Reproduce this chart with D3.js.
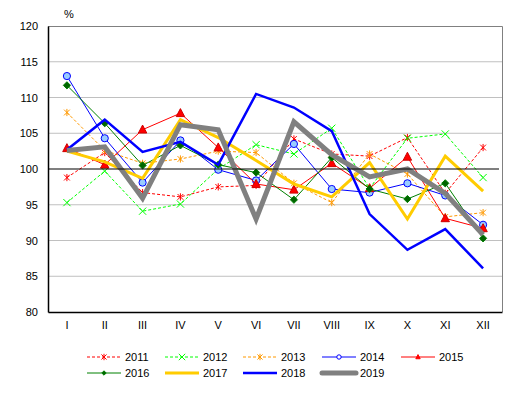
<html>
<head>
<style>
  body { margin: 0; background: #fff; font-family: "Liberation Sans", Arial, sans-serif; }
  text { font-family: "Liberation Sans", Arial, sans-serif; font-size: 11px; fill: #000; }
</style>
<script src="https://cdn.jsdelivr.net/npm/d3@7"></script>
</head>
<body>
<script>
var months = ["I", "II", "III", "IV", "V", "VI", "VII", "VIII", "IX", "X", "XI", "XII"];
var yTicks = [80, 85, 90, 95, 100, 105, 110, 115, 120];

var v2011 = [98.8, 102.3, 96.7, 96.1, 97.5, 97.7, 104.2, 102.1, 101.8, 104.4, 96.6, 103.0];
var v2012 = [95.3, 99.7, 94.1, 95.1, 100.0, 103.4, 102.1, 105.7, 97.3, 104.3, 104.9, 98.8];
var v2013 = [107.9, 102.6, 100.8, 101.4, 102.5, 102.3, 98.0, 95.3, 102.1, 99.3, 93.3, 93.9];
var v2014 = [113.0, 104.3, 98.1, 104.0, 99.9, 98.4, 103.5, 97.2, 96.7, 98.0, 96.3, 92.2];
var v2015 = [102.9, 100.6, 105.5, 107.8, 103.0, 97.9, 97.1, 100.8, 97.3, 101.7, 93.1, 91.7];
var v2016 = [111.7, 106.4, 100.5, 103.3, 100.6, 99.5, 95.7, 101.6, 97.2, 95.8, 98.0, 90.3];
var v2017 = [102.5, 101.0, 98.7, 106.9, 104.4, 101.2, 97.9, 96.1, 100.9, 93.0, 101.8, 96.9];
var v2018 = [102.7, 106.9, 102.4, 103.8, 100.6, 110.5, 108.6, 105.3, 93.7, 88.7, 91.6, 86.1];
var v2019 = [102.6, 103.1, 95.9, 106.2, 105.5, 93.0, 106.6, 102.0, 98.9, 100.0, 96.6, 90.8];

var series = [
  {name: "2011", values: v2011, color: "#ff0000", width: 1, dash: "3,2", marker: "star", fill: "none"},
  {name: "2012", values: v2012, color: "#00ff00", width: 1, dash: "3,2", marker: "x", fill: "none"},
  {name: "2013", values: v2013, color: "#ff9900", width: 1, dash: "3,2", marker: "star", fill: "none"},
  {name: "2014", values: v2014, color: "#0000ff", width: 1, dash: null, marker: "circle", fill: "#99ccff"},
  {name: "2015", values: v2015, color: "#ff0000", width: 1, dash: null, marker: "triangle", fill: "#ff0000"},
  {name: "2016", values: v2016, color: "#008000", width: 1, dash: null, marker: "diamond", fill: "#006400"},
  {name: "2017", values: v2017, color: "#ffcc00", width: 3, dash: null, marker: null},
  {name: "2018", values: v2018, color: "#0000ff", width: 2.5, dash: null, marker: null},
  {name: "2019", values: v2019, color: "#808080", width: 5, dash: null, marker: null}
];

var W = 515, H = 393;
var mLeft = 48, mRight = 502, mTop = 26, mBottom = 312;

var svg = d3.select("body").append("svg").attr("width", W).attr("height", H);

var x = d3.scaleBand().domain(months).range([mLeft, mRight]);
var y = d3.scaleLinear().domain([80, 120]).range([mBottom, mTop]);

// grid
svg.selectAll(".grid").data(yTicks.filter(function(d) { return d > 80 && d < 120 && d != 100; }))
  .enter().append("line")
  .attr("x1", mLeft).attr("x2", mRight)
  .attr("y1", function(d) { return y(d); }).attr("y2", function(d) { return y(d); })
  .attr("stroke", "#c0c0c0").attr("stroke-width", 1);

// plot border top/right
svg.append("path")
  .attr("d", "M" + mLeft + "," + (y(120) + 0.5) + "H" + (mRight + 0.5) + "V" + mBottom)
  .attr("fill", "none").attr("stroke", "#808080").attr("stroke-width", 1);

// axes
var yAxis = d3.axisLeft(y).tickValues(yTicks).tickSize(0).tickPadding(10);
var gy = svg.append("g").attr("transform", "translate(" + mLeft + ",0)").call(yAxis);
gy.select(".domain").attr("stroke", "#000").attr("stroke-width", 1.5);
gy.selectAll("text").style("font-size", "11px").attr("fill", "#000");

var xAxis = d3.axisBottom(x).tickSize(0).tickPadding(9);
var gx = svg.append("g").attr("transform", "translate(0," + mBottom + ")").call(xAxis);
gx.select(".domain").attr("stroke", "#000").attr("stroke-width", 1.5);
gx.selectAll("text").style("font-size", "11px").attr("fill", "#000");

svg.append("text").attr("x", 69).attr("y", 18).attr("text-anchor", "middle").text("%");

function markerPath(type, s) {
  if (type == "star") {
    var a = s * 0.8;
    return "M0," + (-s) + "V" + s + "M" + (-a) + "," + (-a) + "L" + a + "," + a + "M" + (-a) + "," + a + "L" + a + "," + (-a);
  }
  if (type == "x") {
    return "M" + (-s) + "," + (-s) + "L" + s + "," + s + "M" + (-s) + "," + s + "L" + s + "," + (-s);
  }
  if (type == "triangle") {
    return "M0," + (-s * 1.1) + "L" + s + "," + (s * 0.8) + "L" + (-s) + "," + (s * 0.8) + "Z";
  }
  if (type == "diamond") {
    return "M0," + (-s) + "L" + s + ",0L0," + s + "L" + (-s) + ",0Z";
  }
  return d3.symbol(d3.symbolCircle, Math.PI * s * s)();
}

var line = d3.line()
  .x(function(d, i) { return x(months[i]) + x.bandwidth() / 2; })
  .y(function(d) { return y(d); });

series.forEach(function(s) {
  var g = svg.append("g");
  g.append("path")
    .attr("d", line(s.values))
    .attr("fill", "none")
    .attr("stroke", s.color)
    .attr("stroke-width", s.width)
    .attr("stroke-dasharray", s.dash)
    .attr("stroke-linejoin", "miter");
  if (s.marker) {
    var size = s.marker == "circle" ? 3.6 : (s.marker == "triangle" ? 4.2 : 3.6);
    g.selectAll(".m").data(s.values).enter().append("path")
      .attr("transform", function(d, i) { return "translate(" + (x(months[i]) + x.bandwidth() / 2) + "," + y(d) + ")"; })
      .attr("d", markerPath(s.marker, size))
      .attr("fill", s.fill)
      .attr("stroke", s.marker == "triangle" ? "#cc0000" : s.color)
      .attr("stroke-width", 1);
  }
});

// reference line at 100
svg.append("line")
  .attr("x1", mLeft).attr("x2", mRight - 3)
  .attr("y1", y(100)).attr("y2", y(100))
  .attr("stroke", "#000").attr("stroke-width", 1.2);

// legend
var legX = [87, 165, 243, 322, 401];
var legY = [357, 373];
series.forEach(function(s, i) {
  var col = i < 5 ? i : i - 5;
  var row = i < 5 ? 0 : 1;
  var lx = legX[col], ly = legY[row];
  var g = svg.append("g");
  g.append("line")
    .attr("x1", lx).attr("x2", lx + 34)
    .attr("y1", ly).attr("y2", ly)
    .attr("stroke", s.color)
    .attr("stroke-width", s.width)
    .attr("stroke-dasharray", s.dash)
    .attr("stroke-linecap", s.width >= 5 ? "round" : "butt");
  if (s.marker) {
    var ms = s.marker == "star" || s.marker == "x" ? 3.2 : 2.2;
    g.append("path")
      .attr("transform", "translate(" + (lx + 17) + "," + ly + ")")
      .attr("d", markerPath(s.marker, ms))
      .attr("fill", s.marker == "circle" ? "#fff" : s.fill)
      .attr("stroke", s.color).attr("stroke-width", 1);
  }
  g.append("text")
    .attr("x", lx + 38).attr("y", ly + 4)
    .text(s.name);
});
</script>
</body>
</html>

────────────────

| REQUIREMENTS |
Would you reproduce the lines above, from the very first through the line containing "100.0, 96.6, 90.8];", exactly and without the pictures?

| EXERCISE RESPONSE |
Reproduce this chart with D3.js.
<html>
<head>
<style>
  body { margin: 0; background: #fff; font-family: "Liberation Sans", Arial, sans-serif; }
  text { font-family: "Liberation Sans", Arial, sans-serif; font-size: 11px; fill: #000; }
</style>
<script src="https://cdn.jsdelivr.net/npm/d3@7"></script>
</head>
<body>
<script>
var months = ["I", "II", "III", "IV", "V", "VI", "VII", "VIII", "IX", "X", "XI", "XII"];
var yTicks = [80, 85, 90, 95, 100, 105, 110, 115, 120];

var v2011 = [98.8, 102.3, 96.7, 96.1, 97.5, 97.7, 104.2, 102.1, 101.8, 104.4, 96.6, 103.0];
var v2012 = [95.3, 99.7, 94.1, 95.1, 100.0, 103.4, 102.1, 105.7, 97.3, 104.3, 104.9, 98.8];
var v2013 = [107.9, 102.6, 100.8, 101.4, 102.5, 102.3, 98.0, 95.3, 102.1, 99.3, 93.3, 93.9];
var v2014 = [113.0, 104.3, 98.1, 104.0, 99.9, 98.4, 103.5, 97.2, 96.7, 98.0, 96.3, 92.2];
var v2015 = [102.9, 100.6, 105.5, 107.8, 103.0, 97.9, 97.1, 100.8, 97.3, 101.7, 93.1, 91.7];
var v2016 = [111.7, 106.4, 100.5, 103.3, 100.6, 99.5, 95.7, 101.6, 97.2, 95.8, 98.0, 90.3];
var v2017 = [102.5, 101.0, 98.7, 106.9, 104.4, 101.2, 97.9, 96.1, 100.9, 93.0, 101.8, 96.9];
var v2018 = [102.7, 106.9, 102.4, 103.8, 100.6, 110.5, 108.6, 105.3, 93.7, 88.7, 91.6, 86.1];
var v2019 = [102.6, 103.1, 95.9, 106.2, 105.5, 93.0, 106.6, 102.0, 98.9, 100.0, 96.6, 90.8];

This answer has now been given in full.